Si la situation ne se débloque pas rapidement, une réunion extraordinaire au plus haut niveau des chefs d'Etat et de gouvernements de l'UE pourrait être nécessaire pour dénouer la crise, a dit lundi M. Frattini.

Car le temps presse. «Il n'y a pas de temps à perdre» pour que l'aide «qui s'impose d'urgence soit efficace», a estimé le chef de la diplomatie autrichienne Michael Spindelegger.

Les taux d'intérêt que doit verser la Grèce pour emprunter sur les marchés continuent à s'envoler: ils ont dépassé lundi pour la première fois depuis l'entrée du pays dans la zone euro en 2001 le seuil de 9%.

Côté français, on s'efforce de ménager le partenaire allemand. La ministre des Finances Christine Lagarde a expliqué dimanche dans une interview que si l'Europe devait être solidaire, elle ne pouvait être «complaisante».
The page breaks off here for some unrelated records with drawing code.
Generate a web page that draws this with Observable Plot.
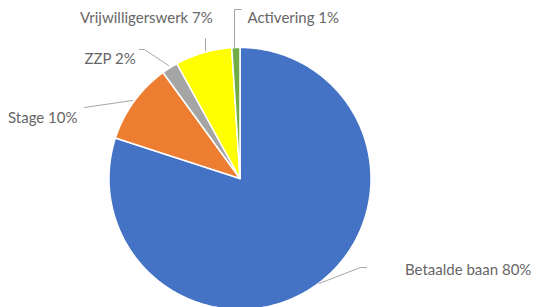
<!DOCTYPE html>
<html>
<head>
<meta charset="utf-8">
<script src="https://cdn.jsdelivr.net/npm/d3@7"></script>
<script src="https://cdn.jsdelivr.net/npm/@observablehq/plot@0.6"></script>
<style>
  html, body { margin: 0; padding: 0; background: #fff; }
  #chart svg { display: block; }
</style>
</head>
<body>
<div id="chart"></div>
<script>
// ---- data ----
const categories = ["Betaalde baan", "Stage", "ZZP", "Vrijwilligerswerk", "Activering"];
const values = [80, 10, 2, 7, 1];
const labels = ["Betaalde baan 80%", "Stage 10%", "ZZP 2%", "Vrijwilligerswerk 7%", "Activering 1%"];
const colors = ["#4472C4", "#ED7D31", "#A5A5A5", "#FFFF00", "#70AD47"];

// ---- layout (pixels relative to pie centre, y up) ----
const W = 537, H = 307;
const CX = 239.5, CY = 178, R = 131;
const labelAnchors = [[165, -92], [-232, 60], [-155.5, 119], [-160, 160], [7.5, 160]];
const leaders = [
  [[126.5, -89], [120.5, -89], [79, -105]],
  [[-155.5, 71], [-107.5, 78]],
  [[-100.5, 129], [-95.5, 129], [-71.5, 113]],
  [[-34.5, 140], [-34.5, 128]],
  [[1.5, 169], [-5.5, 169], [-5.5, 131]]
];

// slices from d3.pie
const data = categories.map((c, i) => ({cat: c, value: values[i]}));
const arcs = d3.pie().sort(null).value(d => d.value)(data);
const slicePts = [];
for (const a of arcs) {
  const n = Math.max(2, Math.ceil((a.endAngle - a.startAngle) / (Math.PI / 360)));
  slicePts.push({cat: a.data.cat, x: 0, y: 0});
  for (let k = 0; k <= n; k++) {
    const t = a.startAngle + (a.endAngle - a.startAngle) * k / n;
    slicePts.push({cat: a.data.cat, x: R * Math.sin(t), y: R * Math.cos(t)});
  }
  slicePts.push({cat: a.data.cat, x: 0, y: 0});
}

const labelData = labels.map((t, i) => ({text: t, x: labelAnchors[i][0], y: labelAnchors[i][1]}));
const leaderPts = leaders.flatMap((pts, i) => pts.map(p => ({id: i, x: p[0], y: p[1]})));

const chart = Plot.plot({
  width: W,
  height: H,
  margin: 0,
  x: {domain: [-CX, W - CX], axis: null},
  y: {domain: [-(H - CY), CY], axis: null},
  color: {domain: categories, range: colors},
  style: {background: "#fff"},
  marks: [
    Plot.line(slicePts, {x: "x", y: "y", z: "cat", fill: "cat", stroke: "#fff", strokeWidth: 1.5, strokeLinejoin: "round", curve: "linear"}),
    Plot.line(leaderPts, {x: "x", y: "y", z: "id", stroke: "#a6a6a6", strokeWidth: 1}),
    Plot.text(labelData, {x: "x", y: "y", text: "text", textAnchor: "start", fontSize: 15, fill: "#666", fontFamily: "Lato, 'Open Sans', sans-serif"})
  ]
});
document.getElementById("chart").appendChild(chart);
</script>
</body>
</html>
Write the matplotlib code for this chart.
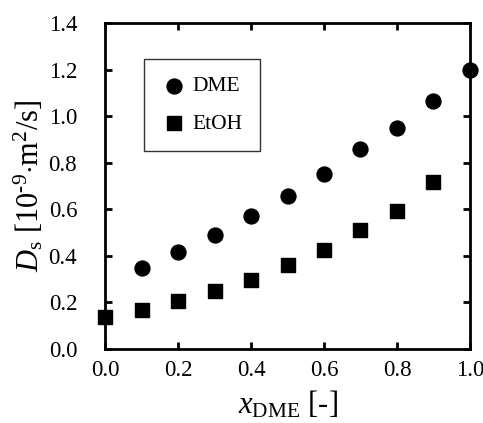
import matplotlib
matplotlib.use("Agg")
import matplotlib.pyplot as plt

# mole fraction of DME and self-diffusion coefficients
x_dme = [0.1, 0.2, 0.3, 0.4, 0.5, 0.6, 0.7, 0.8, 0.9, 1.0]
ds_dme = [0.346, 0.415, 0.489, 0.572, 0.657, 0.753, 0.857, 0.950, 1.065, 1.198]
x_etoh = [0.0, 0.1, 0.2, 0.3, 0.4, 0.5, 0.6, 0.7, 0.8, 0.9]
ds_etoh = [0.139, 0.167, 0.207, 0.250, 0.296, 0.361, 0.425, 0.510, 0.591, 0.718]

xticks = [0.0, 0.2, 0.4, 0.6, 0.8, 1.0]
yticks = [0.0, 0.2, 0.4, 0.6, 0.8, 1.0, 1.2, 1.4]

plt.rcParams['font.family'] = ['Liberation Serif', 'DejaVu Serif']
plt.rcParams['mathtext.fontset'] = 'custom'
plt.rcParams['mathtext.rm'] = 'Liberation Serif'
plt.rcParams['mathtext.it'] = 'Liberation Serif:italic'

fig = plt.figure(figsize=(4.83, 4.23), dpi=100)
ax = fig.add_axes([105 / 483, 1 - 349 / 423, 365 / 483, 326 / 423])

ax.scatter(x_dme, ds_dme, s=115, marker='o', color='black', label='DME',
           clip_on=False, zorder=3)
ax.scatter(x_etoh, ds_etoh, s=100, marker='s', color='black', label='EtOH',
           clip_on=False, zorder=3)

ax.set_xlim(0, 1.0)
ax.set_ylim(0, 1.4)
ax.set_xticks(xticks)
ax.set_yticks(yticks)
ax.set_xticklabels([f"{v:.1f}" for v in xticks])
ax.set_yticklabels([f"{v:.1f}" for v in yticks])
ax.tick_params(direction='in', length=5, width=2, labelsize=16.5,
               top=True, right=True)
ax.tick_params(axis='x', pad=8)
ax.tick_params(axis='y', pad=20)
for sp in ax.spines.values():
    sp.set_linewidth(2)

ax.set_xlabel(r'$x_{\mathrm{DME}}$ [-]', fontsize=22, labelpad=6)
ax.set_ylabel('$D_{\\mathrm{s}}$ [10$^{\\mathrm{\u20109}}$$\\cdot$m$^{\\mathrm{2}}$/s]',
              fontsize=22, labelpad=2)

leg = ax.legend(loc='upper left', bbox_to_anchor=(0.107, 0.8896), fontsize=15.5,
                frameon=True, fancybox=False, edgecolor='black',
                borderpad=0.8, labelspacing=0.82, handlelength=1.15,
                handletextpad=0.3, borderaxespad=0)
leg.get_frame().set_linewidth(1)

fig.savefig('out.png', dpi=100)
«Il nous faudra des mécanismes de contrôle pour que l'on soit certain de ne pas tomber dans un puits sans fonds», a-t-elle expliqué.

Le ministre espagnol des Affaires étrangères, Miguel Angel Moratinos dont le pays préside actuellement l'UE, s'est voulu optimiste.

Les pays de la zone euro sauront «rapidement exprimer leur solidarité à la Grèce» et «cela implique logiquement l'Allemagne et la France» a-t-il dit.